At the hearing on Tuesday, Representative Karen Bass asked Sessions if he was aware of a FBI counterterrorism report that looked into “black identity extremist groups” that were targeting law enforcement officers.
Sessions said he hadn’t read the report, but that he was “aware that there are groups that do have an extraordinary commitment to their racial identity, and some have transformed themselves even into violent activists.”
Bass, a black Congresswoman from Los Angeles, then asked if the FBI had conducted a similar investigation into “white identity extremist groups.”
Sessions said he was unaware of any such reports.
Many activists latched onto the exchange as evidence of a double-standard.
“It’s deeply concerning that a report of this importance could be assembled without the Attorney General knowing about it or reading it,” Hilary Shelton, director of the NAACP’s Washington Bureau, told Newsweek. “It raises the specter of him not having African-Americans' best interests in mind.”
Sessions, a former Senator from Alabama, has faced questions about race throughout his entire career in public office. In 1986, the Senate Judicial Committee denied his nomination for a federal judgeship for, among other things, joking about the Ku Klux Klan being “ok guys” and saying that the NAACP was “un-American.”
These allegations resurfaced during his Attorney General confirmation hearings earlier this year. Sessions denied being a racist and pledged to serve without prejudice.
But once in office, Sessions angered blacks and low-income Americans by changing an Obama-era policy that allowed prosecutors to use their own judgment in filing charges rather than resport to "mandatory minimum" laws that, experts say, disproptionately affect black and Latino defendants.
That topic didn't come up on Tuesday, as Bass and her colleagues focused on the FBI’s “black identity extremists” report, which was written in August and warns that black groups are targeting police officers in the aftermath of police killings of black children and young men.
“It is very likely Black Identity Extremist perceptions of police brutality against African Americans spurred an increase in premeditated, retaliatory lethal violence against law enforcement and will very likely serve as justification for such violence,” reads the report, which was swiftly criticized by the NAACP and other civic groups for conflating non-violent groups like Black Lives Matter with other violent, separatists groups on the basis of both of them taking their black identity seriously.

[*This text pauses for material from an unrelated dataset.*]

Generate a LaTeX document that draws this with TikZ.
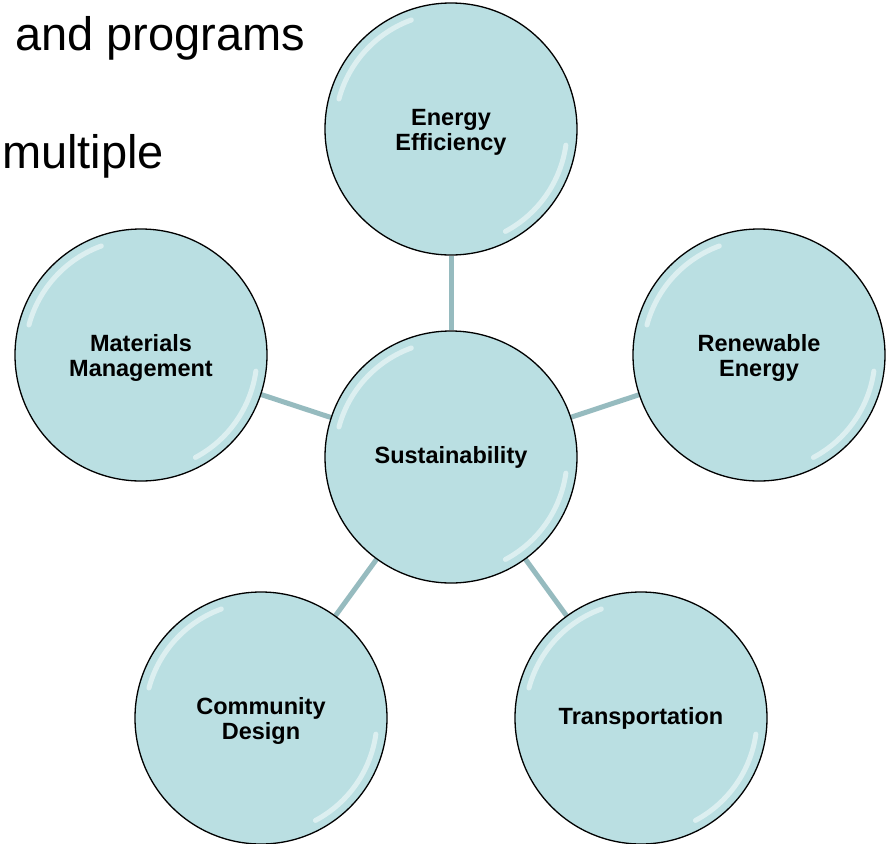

Critics say the FBI should instead be tracking white supremacists, given that they have killed 34 police officers between 2001 and 2016—more than left-wing extremists and terrorists combined.
“In a time when white supremacists are marching down city streets with loaded weapons and tiki torches—organizing rallies of terror around the country—it comes as a great shock that the FBI would decide to target black identity groups protesting police brutality and their right to exist free of harm as a threat,” NAACP President Derrick Johnson said when the report was released by Foreign Policy in October.
Johnson also said that the FBI has “a history of targeting black civil rights groups and leaders,” such as Rev. Dr. Martin Luther King Jr. and Fred Hampton, a Black Panther activist shot and killed by FBI agents in his Chicago home in 1969.
Those concerns were also cited in a letter by the Congressional Black Caucus to the FBI.
"As you are no doubt aware, the FBI has a troubling history of utilizing its broad investigatory powers to target black citizens," the letter reads. "Against this backdrop, the [CBC] cannot help but be concerned about the aforementioned intelligence assessment."
The FBI has not made an official comment about the report.